> [Brief] Copy out the data below as written; omit any images.

> [Source data]

□ □ □ □ □ □ □

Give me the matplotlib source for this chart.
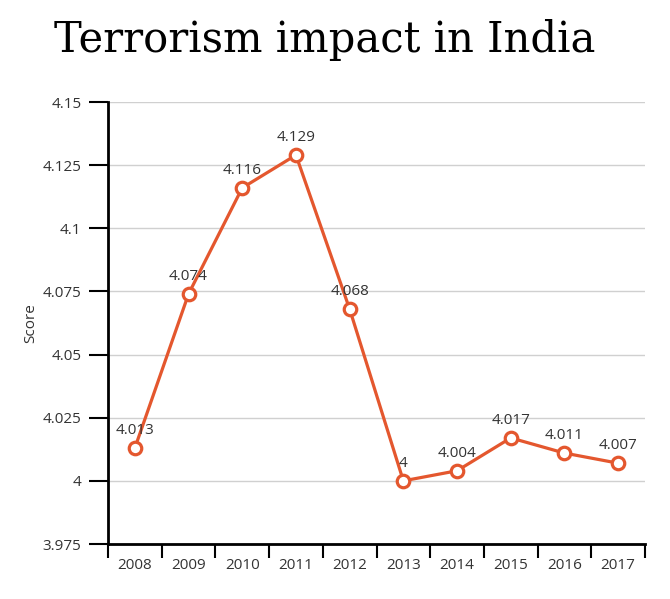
import matplotlib.pyplot as plt
import numpy as np

years = ['2008', '2009', '2010', '2011', '2012', '2013', '2014', '2015', '2016', '2017']
scores = [4.013, 4.074, 4.116, 4.129, 4.068, 4.0, 4.004, 4.017, 4.011, 4.007]
score_labels = ['4.013', '4.074', '4.116', '4.129', '4.068', '4', '4.004', '4.017', '4.011', '4.007']
y_ticks = [3.975, 4.0, 4.025, 4.05, 4.075, 4.1, 4.125, 4.15]
y_tick_labels = ['3.975', '4', '4.025', '4.05', '4.075', '4.1', '4.125', '4.15']

line_color = '#e4572e'
text_color = '#333333'

plt.rcParams['font.family'] = ['Open Sans', 'DejaVu Sans']

fig = plt.figure(figsize=(6.7, 5.99), dpi=100)
ax = fig.add_axes([108 / 670, 1 - 544 / 599, (645 - 108) / 670, (544 - 102) / 599])

x = np.arange(len(years))
ax.plot(x, scores, color=line_color, linewidth=2.3, marker='o', markersize=9,
        markerfacecolor='white', markeredgecolor=line_color, markeredgewidth=2.3, zorder=3)

# value labels above each point
for xi, yi, lab in zip(x, scores, score_labels):
    ax.annotate(lab, (xi, yi), xytext=(0, 7), textcoords='offset points',
                ha='center', va='bottom', fontsize=11, color=text_color)

ax.set_xlim(-0.5, len(years) - 0.5)
ax.set_ylim(3.975, 4.15)

# band boundaries as ticks, labels in the middle of each band
ax.set_xticks(np.arange(-0.5, len(years), 1.0))
ax.set_xticklabels([])
ax.set_xticks(x, minor=True)
ax.set_xticklabels(years, minor=True, fontsize=11, color=text_color)
ax.tick_params(axis='x', which='major', length=10, width=1.5, direction='out', color='black')
ax.tick_params(axis='x', which='minor', length=0, pad=10)

ax.set_yticks(y_ticks)
ax.set_yticklabels(y_tick_labels, fontsize=11, color=text_color)
ax.tick_params(axis='y', length=14, width=1.5, direction='out', color='black', pad=5)

ax.grid(axis='y', color='#d0d0d0', linewidth=1)
ax.set_axisbelow(True)

for side in ['top', 'right']:
    ax.spines[side].set_visible(False)
for side in ['left', 'bottom']:
    ax.spines[side].set_linewidth(2)
    ax.spines[side].set_color('black')

ax.set_ylabel('Score', fontsize=11, color=text_color, labelpad=3)

fig.text(0.484, 1 - 40 / 599, 'Terrorism impact in India', ha='center', va='center',
         fontsize=30, family='DejaVu Serif', color='black')

fig.savefig('out.png', dpi=100)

□ □ □ □ □ □ □

> [Completed exercise]
Give me the matplotlib source for this chart.
import matplotlib.pyplot as plt
import numpy as np

years = ['2008', '2009', '2010', '2011', '2012', '2013', '2014', '2015', '2016', '2017']
scores = [4.013, 4.074, 4.116, 4.129, 4.068, 4.0, 4.004, 4.017, 4.011, 4.007]
score_labels = ['4.013', '4.074', '4.116', '4.129', '4.068', '4', '4.004', '4.017', '4.011', '4.007']
y_ticks = [3.975, 4.0, 4.025, 4.05, 4.075, 4.1, 4.125, 4.15]
y_tick_labels = ['3.975', '4', '4.025', '4.05', '4.075', '4.1', '4.125', '4.15']

line_color = '#e4572e'
text_color = '#333333'

plt.rcParams['font.family'] = ['Open Sans', 'DejaVu Sans']

fig = plt.figure(figsize=(6.7, 5.99), dpi=100)
ax = fig.add_axes([108 / 670, 1 - 544 / 599, (645 - 108) / 670, (544 - 102) / 599])

x = np.arange(len(years))
ax.plot(x, scores, color=line_color, linewidth=2.3, marker='o', markersize=9,
        markerfacecolor='white', markeredgecolor=line_color, markeredgewidth=2.3, zorder=3)

# value labels above each point
for xi, yi, lab in zip(x, scores, score_labels):
    ax.annotate(lab, (xi, yi), xytext=(0, 7), textcoords='offset points',
                ha='center', va='bottom', fontsize=11, color=text_color)

ax.set_xlim(-0.5, len(years) - 0.5)
ax.set_ylim(3.975, 4.15)

# band boundaries as ticks, labels in the middle of each band
ax.set_xticks(np.arange(-0.5, len(years), 1.0))
ax.set_xticklabels([])
ax.set_xticks(x, minor=True)
ax.set_xticklabels(years, minor=True, fontsize=11, color=text_color)
ax.tick_params(axis='x', which='major', length=10, width=1.5, direction='out', color='black')
ax.tick_params(axis='x', which='minor', length=0, pad=10)

ax.set_yticks(y_ticks)
ax.set_yticklabels(y_tick_labels, fontsize=11, color=text_color)
ax.tick_params(axis='y', length=14, width=1.5, direction='out', color='black', pad=5)

ax.grid(axis='y', color='#d0d0d0', linewidth=1)
ax.set_axisbelow(True)

for side in ['top', 'right']:
    ax.spines[side].set_visible(False)
for side in ['left', 'bottom']:
    ax.spines[side].set_linewidth(2)
    ax.spines[side].set_color('black')

ax.set_ylabel('Score', fontsize=11, color=text_color, labelpad=3)

fig.text(0.484, 1 - 40 / 599, 'Terrorism impact in India', ha='center', va='center',
         fontsize=30, family='DejaVu Serif', color='black')

fig.savefig('out.png', dpi=100)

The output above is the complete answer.